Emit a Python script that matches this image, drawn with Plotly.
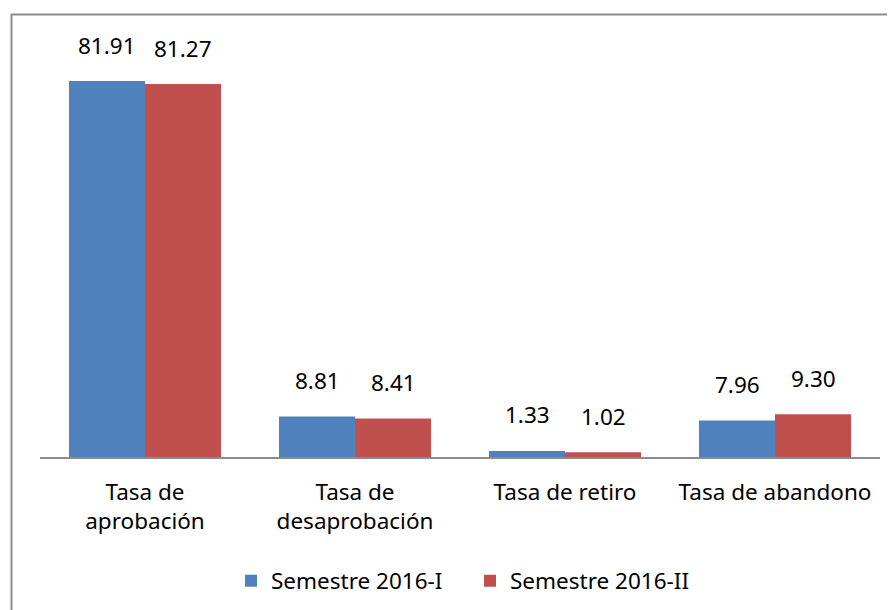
import plotly.graph_objects as go

categories = ["Tasa de<br>aprobación", "Tasa de<br>desaprobación", "Tasa de retiro", "Tasa de abandono"]
series_names = ["Semestre 2016-I", "Semestre 2016-II"]
values_2016_I = [81.91, 8.81, 1.33, 7.96]
values_2016_II = [81.27, 8.41, 1.02, 9.30]
colors = ["#4F81BD", "#C0504D"]

FONT = "Noto Sans"
FS = 22.5

# page body has an 8px margin: figure drawn 8px smaller so it fits the window
W, H = 887, 602
OFF = 8
PL, PR, PT, PB = 40 - OFF, 880 - OFF, 44 - OFF, 457 - OFF

fig = go.Figure()
for name, vals, col in zip(series_names, [values_2016_I, values_2016_II], colors):
    fig.add_trace(go.Bar(
        x=categories, y=vals, name=name,
        marker=dict(color=col, line=dict(width=0)),
    ))

annotations = []
for shift, vals in zip([-38, 38], [values_2016_I, values_2016_II]):
    for c, v in zip(categories, vals):
        annotations.append(dict(
            x=c, y=v, xref="x", yref="y", text=f"{v:.2f}", showarrow=False,
            xshift=shift, yshift=36, yanchor="middle",
            font=dict(family=FONT, size=FS, color="#000000"),
        ))

pw = PR - PL
ph = PB - PT
fig.update_layout(
    width=W, height=H,
    margin=dict(l=PL, r=W - PR, t=PT, b=H - PB, autoexpand=False),
    paper_bgcolor="white", plot_bgcolor="white",
    barmode="group", bargap=0.276, bargroupgap=0,
    font=dict(family=FONT, size=FS, color="#000000"),
    showlegend=True,
    legend=dict(orientation="h", x=0.5 + 10 / pw, xanchor="center", y=-(581 - 457) / ph, yanchor="middle",
                font=dict(family=FONT, size=FS, color="#000000"),
                itemwidth=30, tracegroupgap=0, entrywidth=194, entrywidthmode="pixels"),
    annotations=annotations,
    shapes=[dict(type="rect", xref="paper", yref="paper",
                 x0=(11.5 - 40) / pw, x1=(910 - 40) / pw,
                 y0=(457 - 630) / ph, y1=(457 - 14.5) / ph,
                 line=dict(color="#8C8C8C", width=2), fillcolor="rgba(0,0,0,0)", layer="below")],
)
fig.update_xaxes(showline=True, linecolor="#8C8C8C", linewidth=2, showgrid=False,
                 ticks="", ticklabelstandoff=14, automargin=False,
                 tickfont=dict(family=FONT, size=FS, color="#000000"))
fig.update_yaxes(range=[0, 90], visible=False, showgrid=False, zeroline=False, automargin=False)

fig.write_html("out.html")
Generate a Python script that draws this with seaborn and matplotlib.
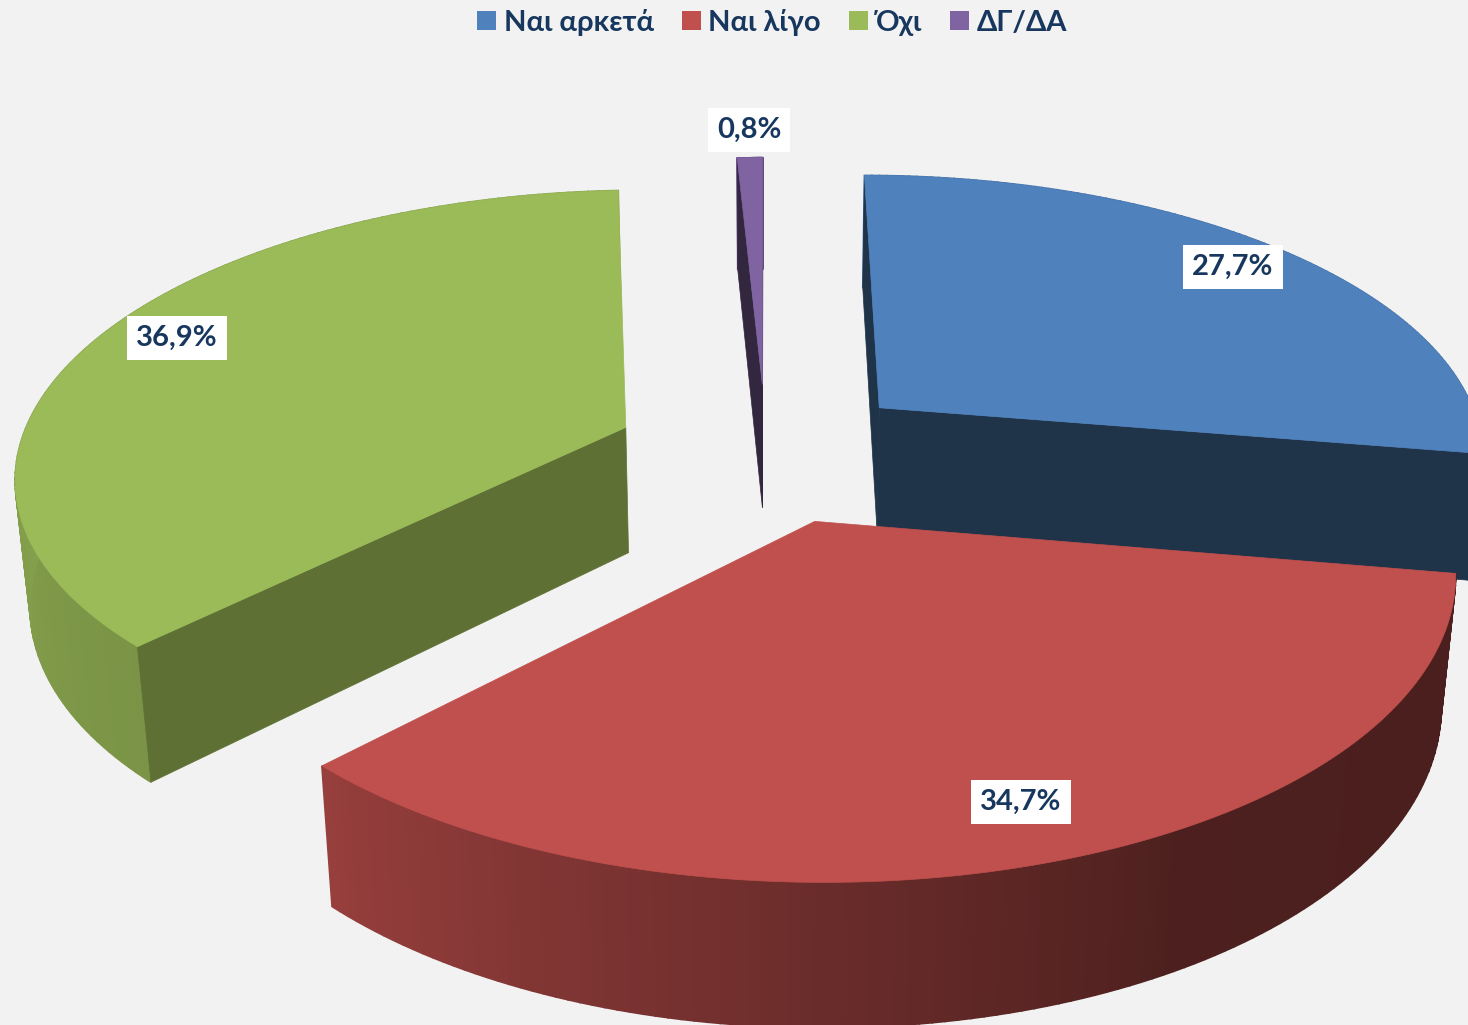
#!/usr/bin/env python3
import numpy as np
import seaborn as sns
import matplotlib.pyplot as plt
from matplotlib.font_manager import FontProperties
from matplotlib.patches import Patch, Polygon

# data
categories = ['Ναι αρκετά', 'Ναι λίγο', 'Όχι', 'ΔΓ/ΔΑ']
shares = [27.7, 34.7, 36.9, 0.8]
share_labels = ['27,7%', '34,7%', '36,9%', '0,8%']

# style
slice_colors = ['#4F81BD', '#C0504D', '#9BBB59', '#8064A2']
cut_colors = ['#1F3349', '#4A1C1C', '#5E7033', '#33263F']
label_pos = [(1233, 267), (1021, 802), (177, 338), (749, 130)]
text_color = '#17375E'
fonts = ['Lato', 'Open Sans', 'DejaVu Sans']

sns.set_theme(style='white', rc={'figure.facecolor': '#F2F2F2', 'axes.facecolor': '#F2F2F2'})
plt.rcParams['font.family'] = fonts
palette = sns.color_palette(slice_colors)

# camera of the 3D pie, in pixels of the picture
CX, CY = 766, 452
RX, RY = 608, 281
PERSP = 0.155
DEPTH, DEPTH_PERSP = 129, 0.02
EXPLODE = 0.25
START_ANGLE = 90.0


def project(x, y, z=0.0):
    # z = 0 top face, z = 1 bottom face
    w = 1 + PERSP * y + DEPTH_PERSP * z
    return CX + RX * x / w, CY - (RY * y - DEPTH * z) / w


def wall_shade(deg):
    # light comes from the left, the front right goes dark
    return np.interp(deg % 360, [180, 225, 300, 360], [0.86, 0.79, 0.40, 0.38])


def faces_camera(apex, rim, inside):
    # a cut face shows only when the slice lies on the far side of its top edge
    ex, ey = rim[0] - apex[0], rim[1] - apex[1]
    side_inside = ex * (inside[1] - apex[1]) - ey * (inside[0] - apex[0])
    side_down = ex * 1
    return side_inside * side_down < 0


fig = plt.figure(figsize=(14.68, 10.25), dpi=100)
ax = fig.add_axes([0, 0, 1, 1])
ax.set_xlim(0, 1468)
ax.set_ylim(1025, 0)
ax.axis('off')

fractions = np.array(shares) / np.sum(shares)
ends = START_ANGLE - 360 * np.cumsum(fractions)
starts = ends + 360 * fractions

# back slices first, red goes on top
for i in [3, 2, 0, 1]:
    t = np.radians(np.linspace(starts[i], ends[i], 121))
    mid = np.radians((starts[i] + ends[i]) / 2)
    ox, oy = EXPLODE * np.cos(mid), EXPLODE * np.sin(mid)
    rim_x, rim_y = ox + np.cos(t), oy + np.sin(t)
    base = np.array(palette[i])

    # outer wall, one shaded strip per step
    for k in range(len(t) - 1):
        shade = base * wall_shade(np.degrees(t[k]))
        corners = [project(rim_x[k], rim_y[k]), project(rim_x[k + 1], rim_y[k + 1]),
                   project(rim_x[k + 1], rim_y[k + 1], 1), project(rim_x[k], rim_y[k], 1)]
        ax.add_patch(Polygon(corners, closed=True, fc=shade, ec=shade, lw=1.2))

    # the cut faces the camera can see
    apex = project(ox, oy)
    inside = project(rim_x[60], rim_y[60])
    for k in [0, -1]:
        rim = project(rim_x[k], rim_y[k])
        if faces_camera(apex, rim, inside):
            corners = [apex, rim, project(rim_x[k], rim_y[k], 1), project(ox, oy, 1)]
            ax.add_patch(Polygon(corners, closed=True, fc=cut_colors[i], ec=cut_colors[i], lw=0.5))

    # top face
    top_x = np.r_[ox, rim_x]
    top_y = np.r_[oy, rim_y]
    px, py = project(top_x, top_y)
    ax.add_patch(Polygon(np.c_[px, py], closed=True, fc=base, ec=base, lw=0.5))

for text, (x, y) in zip(share_labels, label_pos):
    ax.text(x, y, text, ha='center', va='center', color=text_color, fontsize=21,
            fontweight='bold', bbox=dict(boxstyle='square,pad=0.31', fc='white', ec='none'))

handles = [Patch(fc=c, ec='none', label=n) for c, n in zip(palette, categories)]
legend_font = FontProperties(family=fonts, weight='bold', size=21)
leg = ax.legend(handles=handles, loc='upper center', bbox_to_anchor=(0.526, 1.003), ncols=4,
                frameon=False, prop=legend_font, handlelength=0.64, handleheight=0.64,
                handletextpad=0.27, columnspacing=0.97, borderaxespad=0.0)
for text in leg.get_texts():
    text.set_color(text_color)

fig.savefig('out.png', dpi=100, facecolor=fig.get_facecolor())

======

» **Problem**:
Each record must be quoted in full and exactly. Do not include the pictures.

» **Answer to this exercise**:
Emit a Python script that matches this image, drawn with Plotly.
import plotly.graph_objects as go

categories = ["Tasa de<br>aprobación", "Tasa de<br>desaprobación", "Tasa de retiro", "Tasa de abandono"]
series_names = ["Semestre 2016-I", "Semestre 2016-II"]
values_2016_I = [81.91, 8.81, 1.33, 7.96]
values_2016_II = [81.27, 8.41, 1.02, 9.30]
colors = ["#4F81BD", "#C0504D"]

FONT = "Noto Sans"
FS = 22.5

# page body has an 8px margin: figure drawn 8px smaller so it fits the window
W, H = 887, 602
OFF = 8
PL, PR, PT, PB = 40 - OFF, 880 - OFF, 44 - OFF, 457 - OFF

fig = go.Figure()
for name, vals, col in zip(series_names, [values_2016_I, values_2016_II], colors):
    fig.add_trace(go.Bar(
        x=categories, y=vals, name=name,
        marker=dict(color=col, line=dict(width=0)),
    ))

annotations = []
for shift, vals in zip([-38, 38], [values_2016_I, values_2016_II]):
    for c, v in zip(categories, vals):
        annotations.append(dict(
            x=c, y=v, xref="x", yref="y", text=f"{v:.2f}", showarrow=False,
            xshift=shift, yshift=36, yanchor="middle",
            font=dict(family=FONT, size=FS, color="#000000"),
        ))

pw = PR - PL
ph = PB - PT
fig.update_layout(
    width=W, height=H,
    margin=dict(l=PL, r=W - PR, t=PT, b=H - PB, autoexpand=False),
    paper_bgcolor="white", plot_bgcolor="white",
    barmode="group", bargap=0.276, bargroupgap=0,
    font=dict(family=FONT, size=FS, color="#000000"),
    showlegend=True,
    legend=dict(orientation="h", x=0.5 + 10 / pw, xanchor="center", y=-(581 - 457) / ph, yanchor="middle",
                font=dict(family=FONT, size=FS, color="#000000"),
                itemwidth=30, tracegroupgap=0, entrywidth=194, entrywidthmode="pixels"),
    annotations=annotations,
    shapes=[dict(type="rect", xref="paper", yref="paper",
                 x0=(11.5 - 40) / pw, x1=(910 - 40) / pw,
                 y0=(457 - 630) / ph, y1=(457 - 14.5) / ph,
                 line=dict(color="#8C8C8C", width=2), fillcolor="rgba(0,0,0,0)", layer="below")],
)
fig.update_xaxes(showline=True, linecolor="#8C8C8C", linewidth=2, showgrid=False,
                 ticks="", ticklabelstandoff=14, automargin=False,
                 tickfont=dict(family=FONT, size=FS, color="#000000"))
fig.update_yaxes(range=[0, 90], visible=False, showgrid=False, zeroline=False, automargin=False)

fig.write_html("out.html")
Generate a Python script that draws this with seaborn and matplotlib.
#!/usr/bin/env python3
import numpy as np
import seaborn as sns
import matplotlib.pyplot as plt
from matplotlib.font_manager import FontProperties
from matplotlib.patches import Patch, Polygon

# data
categories = ['Ναι αρκετά', 'Ναι λίγο', 'Όχι', 'ΔΓ/ΔΑ']
shares = [27.7, 34.7, 36.9, 0.8]
share_labels = ['27,7%', '34,7%', '36,9%', '0,8%']

# style
slice_colors = ['#4F81BD', '#C0504D', '#9BBB59', '#8064A2']
cut_colors = ['#1F3349', '#4A1C1C', '#5E7033', '#33263F']
label_pos = [(1233, 267), (1021, 802), (177, 338), (749, 130)]
text_color = '#17375E'
fonts = ['Lato', 'Open Sans', 'DejaVu Sans']

sns.set_theme(style='white', rc={'figure.facecolor': '#F2F2F2', 'axes.facecolor': '#F2F2F2'})
plt.rcParams['font.family'] = fonts
palette = sns.color_palette(slice_colors)

# camera of the 3D pie, in pixels of the picture
CX, CY = 766, 452
RX, RY = 608, 281
PERSP = 0.155
DEPTH, DEPTH_PERSP = 129, 0.02
EXPLODE = 0.25
START_ANGLE = 90.0


def project(x, y, z=0.0):
    # z = 0 top face, z = 1 bottom face
    w = 1 + PERSP * y + DEPTH_PERSP * z
    return CX + RX * x / w, CY - (RY * y - DEPTH * z) / w


def wall_shade(deg):
    # light comes from the left, the front right goes dark
    return np.interp(deg % 360, [180, 225, 300, 360], [0.86, 0.79, 0.40, 0.38])


def faces_camera(apex, rim, inside):
    # a cut face shows only when the slice lies on the far side of its top edge
    ex, ey = rim[0] - apex[0], rim[1] - apex[1]
    side_inside = ex * (inside[1] - apex[1]) - ey * (inside[0] - apex[0])
    side_down = ex * 1
    return side_inside * side_down < 0


fig = plt.figure(figsize=(14.68, 10.25), dpi=100)
ax = fig.add_axes([0, 0, 1, 1])
ax.set_xlim(0, 1468)
ax.set_ylim(1025, 0)
ax.axis('off')

fractions = np.array(shares) / np.sum(shares)
ends = START_ANGLE - 360 * np.cumsum(fractions)
starts = ends + 360 * fractions

# back slices first, red goes on top
for i in [3, 2, 0, 1]:
    t = np.radians(np.linspace(starts[i], ends[i], 121))
    mid = np.radians((starts[i] + ends[i]) / 2)
    ox, oy = EXPLODE * np.cos(mid), EXPLODE * np.sin(mid)
    rim_x, rim_y = ox + np.cos(t), oy + np.sin(t)
    base = np.array(palette[i])

    # outer wall, one shaded strip per step
    for k in range(len(t) - 1):
        shade = base * wall_shade(np.degrees(t[k]))
        corners = [project(rim_x[k], rim_y[k]), project(rim_x[k + 1], rim_y[k + 1]),
                   project(rim_x[k + 1], rim_y[k + 1], 1), project(rim_x[k], rim_y[k], 1)]
        ax.add_patch(Polygon(corners, closed=True, fc=shade, ec=shade, lw=1.2))

    # the cut faces the camera can see
    apex = project(ox, oy)
    inside = project(rim_x[60], rim_y[60])
    for k in [0, -1]:
        rim = project(rim_x[k], rim_y[k])
        if faces_camera(apex, rim, inside):
            corners = [apex, rim, project(rim_x[k], rim_y[k], 1), project(ox, oy, 1)]
            ax.add_patch(Polygon(corners, closed=True, fc=cut_colors[i], ec=cut_colors[i], lw=0.5))

    # top face
    top_x = np.r_[ox, rim_x]
    top_y = np.r_[oy, rim_y]
    px, py = project(top_x, top_y)
    ax.add_patch(Polygon(np.c_[px, py], closed=True, fc=base, ec=base, lw=0.5))

for text, (x, y) in zip(share_labels, label_pos):
    ax.text(x, y, text, ha='center', va='center', color=text_color, fontsize=21,
            fontweight='bold', bbox=dict(boxstyle='square,pad=0.31', fc='white', ec='none'))

handles = [Patch(fc=c, ec='none', label=n) for c, n in zip(palette, categories)]
legend_font = FontProperties(family=fonts, weight='bold', size=21)
leg = ax.legend(handles=handles, loc='upper center', bbox_to_anchor=(0.526, 1.003), ncols=4,
                frameon=False, prop=legend_font, handlelength=0.64, handleheight=0.64,
                handletextpad=0.27, columnspacing=0.97, borderaxespad=0.0)
for text in leg.get_texts():
    text.set_color(text_color)

fig.savefig('out.png', dpi=100, facecolor=fig.get_facecolor())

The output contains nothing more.